What is purpose limitation and how do you enforce it technically?

Purpose limitation means data collected for one purpose can’t be used for another without separate consent. Enforce it through column-level ACLs in your data warehouse tied to declared collection purpose. Snowflake, BigQuery, and Databricks Unity Catalog all support this. Marketing analytics can’t query a field tagged for service delivery only. Purpose metadata tags the field, and access policies map purposes to allowed consumers.

What is the right-to-erasure problem in data warehouses?

GDPR Article 17 requires deletion on request. In an operational database, that’s a DELETE statement. In a data warehouse with append-only tables and data lake backups, physical deletion is architecturally difficult. Cryptographic erasure (deleting the per-user encryption key) finishes in under 1 second. Physical deletion via Apache Iceberg row-level deletes needs downstream table rebuilds. Choose based on volume: cryptographic for 100+ requests per month, physical for lower volumes.

What is the difference between tokenization and pseudonymization?

Tokenization replaces data with a random token that has no mathematical link to the original. The mapping lives in a secure vault. Pseudonymization uses a keyed function (HMAC) so the same input always produces the same pseudonym, letting you do user-level analytics across pseudonymized records without direct re-identification. Tokenization is standard for PCI DSS payment data. Pseudonymization is standard for GDPR analytics datasets.

How do you integrate consent management with data pipelines?

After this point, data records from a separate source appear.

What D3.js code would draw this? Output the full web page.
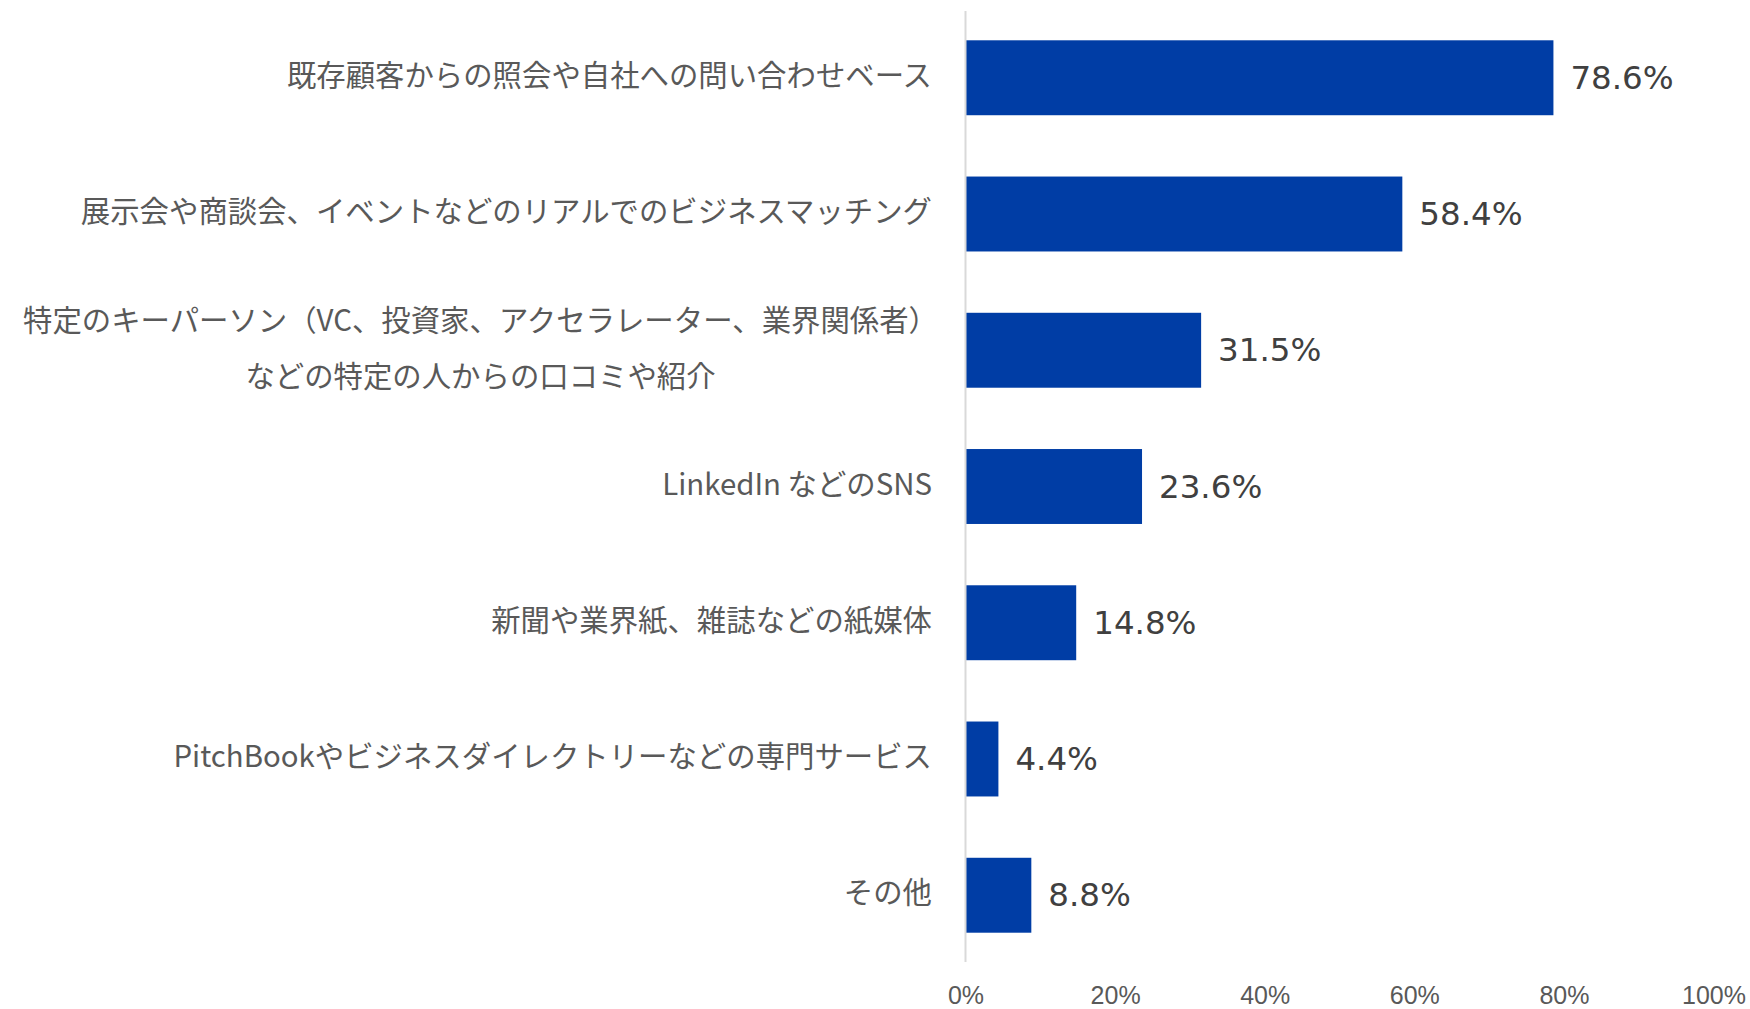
<!DOCTYPE html>
<html><head><meta charset="utf-8">
<script src="https://cdn.jsdelivr.net/npm/d3@7"></script>
<style>html,body{margin:0;padding:0;background:#fff;}</style>
</head><body>
<svg id="chart" width="1750" height="1009"></svg>
<script>
const categories = [
  ["既存顧客からの照会や自社への問い合わせベース"],
  ["展示会や商談会、イベントなどのリアルでのビジネスマッチング"],
  ["特定のキーパーソン（VC、投資家、アクセラレーター、業界関係者）", "などの特定の人からの口コミや紹介"],
  ["LinkedIn などのSNS"],
  ["新聞や業界紙、雑誌などの紙媒体"],
  ["PitchBookやビジネスダイレクトリーなどの専門サービス"],
  ["その他"]
];
const values = [78.6, 58.4, 31.5, 23.6, 14.8, 4.4, 8.8];
const tickValues = [0, 20, 40, 60, 80, 100];
const tickLabels = ["0%", "20%", "40%", "60%", "80%", "100%"];

const svg = d3.select("#chart");
const x0 = 965.5, x1 = 1713.5, yTop = 11, yBot = 962;
const x = d3.scaleLinear().domain([0, 100]).range([x0, x1]);
const y = d3.scaleBand().domain(d3.range(categories.length)).range([yTop, yBot]).paddingInner(0.45).paddingOuter(0.215);

svg.selectAll("rect.bar").data(values).join("rect")
  .attr("class", "bar")
  .attr("x", x(0))
  .attr("y", (d, i) => y(i))
  .attr("width", d => x(d) - x(0))
  .attr("height", y.bandwidth())
  .attr("fill", "#003DA5");

svg.append("line").attr("x1", x0).attr("x2", x0).attr("y1", yTop).attr("y2", yBot)
  .attr("stroke", "#d9d9d9").attr("stroke-width", 2);

svg.selectAll("text.val").data(values).join("text")
  .attr("class", "val")
  .attr("x", d => x(d) + 17)
  .attr("y", (d, i) => y(i) + y.bandwidth() / 2)
  .attr("dominant-baseline", "central")
  .attr("font-family", "'DejaVu Sans', Verdana, sans-serif")
  .attr("font-size", 32.5)
  .attr("fill", "#404040")
  .text(d => d.toFixed(1) + "%");

const axis = d3.axisBottom(x).tickValues(tickValues).tickFormat((d, i) => tickLabels[i]).tickSize(0);
const ax = svg.append("g").attr("transform", `translate(0,${yBot})`).call(axis);
ax.select(".domain").remove();
ax.selectAll("text").attr("font-family", "'Liberation Sans', Arial, sans-serif").attr("font-size", 25)
  .attr("fill", "#595959").attr("y", 42).attr("dy", 0);

const labelX = 932;
const fs = 29.4;
categories.forEach((lines, i) => {
  const cy = y(i) + y.bandwidth() / 2 - 5;
  const g = svg.append("g");
  if (lines.length === 1) {
    g.append("text").attr("x", labelX).attr("y", cy)
      .attr("text-anchor", "end").attr("dominant-baseline", "central")
      .attr("font-family", "'Noto Sans CJK JP', sans-serif").attr("font-size", fs)
      .attr("fill", "#595959").text(lines[0]);
  } else {
    const t1 = g.append("text").attr("x", labelX + 6).attr("y", cy - 27)
      .attr("text-anchor", "end").attr("dominant-baseline", "central")
      .attr("font-family", "'Noto Sans CJK JP', sans-serif").attr("font-size", fs)
      .attr("fill", "#595959").text(lines[0]);
    const w = t1.node().getComputedTextLength();
    g.append("text").attr("x", labelX + 6 - w / 2).attr("y", cy + 29)
      .attr("text-anchor", "middle").attr("dominant-baseline", "central")
      .attr("font-family", "'Noto Sans CJK JP', sans-serif").attr("font-size", fs)
      .attr("fill", "#595959").text(lines[1]);
  }
});
</script>
</body></html>
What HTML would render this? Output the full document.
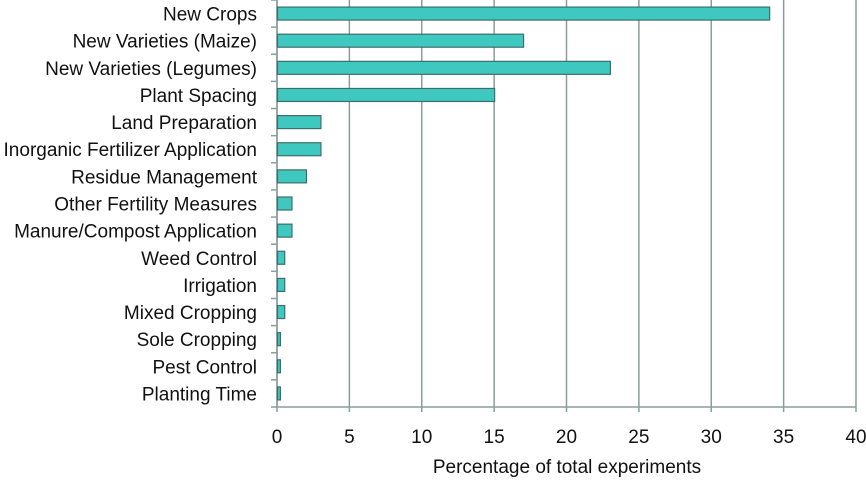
<!DOCTYPE html>
<html><head><meta charset="utf-8"><style>
body{margin:0;background:#fff;}
svg text{font-family:"Liberation Sans",sans-serif;fill:#111;}
</style></head><body>
<svg id="chart" width="866" height="477"></svg>
<script>
const categories=["New Crops","New Varieties (Maize)","New Varieties (Legumes)","Plant Spacing","Land Preparation","Inorganic Fertilizer Application","Residue Management","Other Fertility Measures","Manure/Compost Application","Weed Control","Irrigation","Mixed Cropping","Sole Cropping","Pest Control","Planting Time"];
const values=[34,17,23,15,3,3,2,1,1,0.5,0.5,0.5,0.2,0.2,0.2];
const ticks=[0,5,10,15,20,25,30,35,40];
const svg=document.getElementById('chart');
const NS='http://www.w3.org/2000/svg';
const x0=277,x1=856,yTop=0,yBot=407,xmax=40;
const xs=v=>x0+(v/xmax)*(x1-x0);
const band=(yBot-yTop)/categories.length;
function el(t,a){const e=document.createElementNS(NS,t);for(const k in a)e.setAttribute(k,a[k]);svg.appendChild(e);return e;}
ticks.forEach(t=>{
  const g=el('line',{x1:xs(t),x2:xs(t),y1:yTop,y2:yBot+5,stroke:'#8a9e9c','stroke-width':1.5});
  
  
  const l=el('text',{x:xs(t),y:443,'text-anchor':'middle','font-size':19});
  l.textContent=t;
  
  
});
const ax=el('line',{x1:x0-6,x2:x1,y1:yBot,y2:yBot,stroke:'#8a9e9c','stroke-width':1.5});


const ay=el('line',{x1:x0,x2:x0,y1:yTop,y2:yBot,stroke:'#8a9e9c','stroke-width':1.5});


categories.forEach((c,i)=>{
  const yc=yTop+band*(i+0.5);
  const tk=el('line',{x1:x0-6,x2:x0,y1:yTop+band*i,y2:yTop+band*i,stroke:'#8a9e9c','stroke-width':1.5});
  
  
  const w=Math.max(xs(values[i])-x0,2);
  const b=el('rect',{x:x0+0.5,y:yc-6.5,width:w,height:13,fill:'#3fc8c0',stroke:'#3d6e6b','stroke-width':1.2});
  
  
  const t=el('text',{x:257,y:yc+7,'text-anchor':'end','font-size':19});
  t.textContent=c;
  
  
});
const tt=el('text',{x:567,y:473,'text-anchor':'middle','font-size':19});
tt.textContent='Percentage of total experiments';


</script>
</body></html>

Consent events from your CMP publish to your event platform in real time. Pipelines consume those events to update consent status in the data warehouse. Query-time filtering enforces consent for restricted purposes. When a user revokes analytics consent, their records stop showing up in queries within seconds, not at the next ETL batch window. Stream processing via Kafka or Pub/Sub makes this work at scale.